Sex work positions me at times without a boss, with a schedule I dictate based off of my needs, with more money than I thought I could ever amass, with hours that feel like my own, unmanaged.
The tricking hour is every hour. It is when I walk to some businessman’s hotel room with the sun looming over the casino and palm trees after a ten hour shift at the strip club. It is at four in the afternoon as I meet my regular while he escapes his contracting job. It’s whenever the doctor hits me up for a video chat in between his shifts. It is the hour when things slow down, and we get more intimate than we believe ourselves physically or mentally capable. We encounter one another in the negative space of capitalism’s schedule, the margins of standard time. The vulnerabilities of the world become heightened: the vomit washing away on Bourbon street, the desires hidden from your partner, my aching body nude and only as anonymous as the client is sane.
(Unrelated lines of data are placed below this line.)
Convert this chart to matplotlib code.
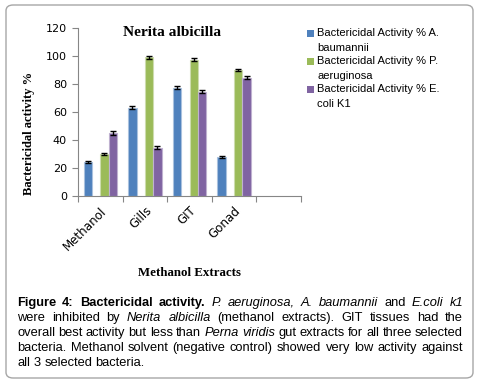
import numpy as np
import matplotlib
matplotlib.use('Agg')
import matplotlib.pyplot as plt
from matplotlib.patches import FancyBboxPatch, Rectangle

# data
categories = ['Methanol', 'Gills', 'GIT', 'Gonad', '']
a_baumannii = [24, 63, 77.5, 28]
p_aeruginosa = [30, 99, 97.5, 90]
e_coli = [45, 34.5, 74.5, 84.5]
err_a = [0.7, 1.0, 1.0, 0.8]
err_p = [1.0, 1.0, 1.0, 1.0]
err_e = [1.2, 1.0, 1.0, 1.0]
legend_labels = ['Bactericidal Activity % A.\nbaumannii',
                 'Bactericidal Activity % P.\naeruginosa',
                 'Bactericidal Activity % E.\ncoli K1']
colors = ['#4F81BD', '#9BBB59', '#8064A2']
edges = ['#a9c1de', '#cddcae', '#bfb1d0']

W, H = 479, 383
fig = plt.figure(figsize=(W / 100, H / 100), dpi=100)

def fx(px):
    return px / W

def fy(py):
    return 1 - py / H

# outer rounded frame
frame = FancyBboxPatch((fx(6), fy(378)), fx(473) - fx(6), fy(5) - fy(378),
                       boxstyle='round,pad=0,rounding_size=0.015',
                       transform=fig.transFigure, fc='none', ec='#a6a6a6', lw=1.0)
fig.patches.append(frame)

ax = fig.add_axes([fx(78), fy(196), fx(301) - fx(78), fy(28) - fy(196)])
ax.patch.set_alpha(0)
x = np.arange(len(a_baumannii))
w = 0.1875
slots = [-1.5 * w, 0.5 * w, 1.5 * w]  # second slot of four is empty
ekw = dict(elinewidth=1.0, capthick=1.0, ecolor='black')
for vals, errs, off, c, e in zip([a_baumannii, p_aeruginosa, e_coli], [err_a, err_p, err_e],
                                 slots, colors, edges):
    ax.bar(x + off, vals, w, color=c, edgecolor=e, linewidth=0.8,
           yerr=errs, capsize=2.4, error_kw=ekw, zorder=2)

ax.set_xlim(-0.5, len(categories) - 0.5)
ax.set_ylim(0, 120)
ax.set_yticks(np.arange(0, 121, 20))
ax.set_xticks(np.arange(len(categories)))
ax.set_xticklabels(categories, rotation=45, ha='right', rotation_mode='anchor',
                   fontsize=8.6, family='DejaVu Sans')
ax.set_xticks(np.arange(-0.5, len(categories)), minor=True)
ax.tick_params(axis='x', which='major', length=0, pad=6)
ax.tick_params(axis='x', which='minor', length=4, color='#868686', width=0.8)
ax.tick_params(axis='y', length=4, color='#868686', width=0.8, labelsize=8, pad=4)
for s in ['top', 'right']:
    ax.spines[s].set_visible(False)
for s in ['left', 'bottom']:
    ax.spines[s].set_color('#868686')
    ax.spines[s].set_linewidth(0.8)

serif = 'Liberation Serif'
fig.text(fx(172.5), fy(32), 'Nerita albicilla', ha='center', va='center',
         family=serif, weight='bold', fontsize=11.1)
fig.text(fx(29), fy(133), 'Bactericidal activity %', ha='center', va='center',
         rotation=90, family=serif, weight='bold', fontsize=9)
fig.text(fx(190), fy(273), 'Methanol Extracts', ha='center', va='center',
         family=serif, weight='bold', fontsize=9.3)

# legend
for i, (lab, c) in enumerate(zip(legend_labels, colors)):
    ytop = 28 + i * 28
    fig.patches.append(Rectangle((fx(307), fy(ytop + 9)), fx(6.5), fy(0) - fy(6.5),
                                 transform=fig.transFigure, fc=c, ec='none'))
    fig.text(fx(317), fy(ytop), lab, ha='left', va='top', family='Liberation Sans',
             fontsize=8, linespacing=1.65)

# caption, justified
lines = [
    [('Figure 4: Bactericidal activity.', 'b'), ('P. aeruginosa, A. baumannii', 'i'),
     ('and', 'n'), ('E.coli k1', 'i')],
    [('were inhibited by', 'n'), ('Nerita albicilla', 'i'),
     ('(methanol extracts). GIT tissues had the', 'n')],
    [('overall best activity but less than', 'n'), ('Perna viridis', 'i'),
     ('gut extracts for all three selected', 'n')],
    [('bacteria. Methanol solvent (negative control) showed very low activity against', 'n')],
    [('all 3 selected bacteria.', 'n')],
]
cap_left, cap_right = 17, 463
cap_size = 9.3
renderer = fig.canvas.get_renderer()

def style_kw(st):
    return dict(family='Liberation Sans', fontsize=cap_size,
                weight='bold' if st == 'b' else 'normal',
                style='italic' if st == 'i' else 'normal')

for li, segs in enumerate(lines):
    words = []
    for txt, st in segs:
        for wd in txt.split():
            words.append((wd, st))
    base = 306 + li * 15
    objs = [fig.text(0, fy(base), wd, va='baseline', ha='left', **style_kw(st))
            for wd, st in words]
    widths = [o.get_window_extent(renderer).width for o in objs]
    if li < len(lines) - 1:
        gap = (cap_right - cap_left - sum(widths)) / (len(words) - 1)
    else:
        gap = cap_size * 100 / 72 * 0.278
    pos = cap_left
    for o, wdt in zip(objs, widths):
        o.set_x(fx(pos))
        pos += wdt + gap

fig.savefig('out.png', dpi=100)
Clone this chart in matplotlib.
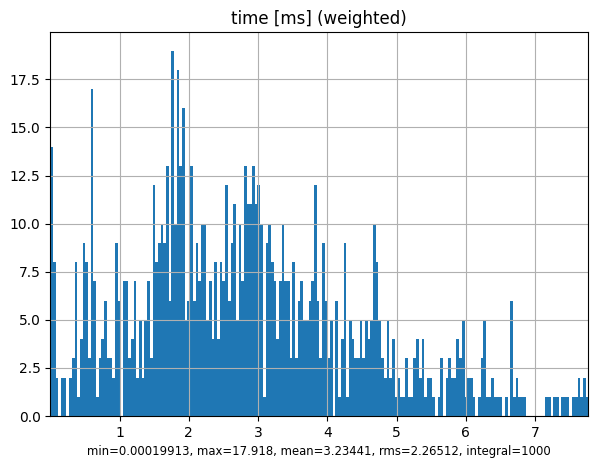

The way to help sex workers is to decriminalize the work responsible for releasing the tension of this brutal society which imprisons and murders our most prolific providers. Leave us alone. Sex work is at once a refusal and what is always there when the world refuses us. In an essay entitled “No” Anne Boyer writes, “a refusalist poet’s ‘against’ is an agile and capacious ‘for.’” The meaning, sound, and rhythm of my work simultaneously pulls me deep into my body while heightening my consciousness in an outward vigilance. I go back for the money, I stay in the life when options fall short. I am a whore because it aligns with my desire to refuse and reorder the world.
I am the glitter that distracts from the mold, the double-sided tape holding together the nuclear family, an emotional laborer with whom you have no shared investment other than the joy of sex and not being caught. Some days I am the last stripper to leave the club into the blaring sun and heavy air, crying with the roaring loneliness of the entire world. It is no longer the night before and it is absolutely not the next day. I feel purposeful in the work I have done; I feel right to have been paid; I question the dignity of a labor which is hidden away until strategic for city officials to shut it down. I fall asleep in my bed and am awoken, some hours later, by messages from friends, from clients, from lovers.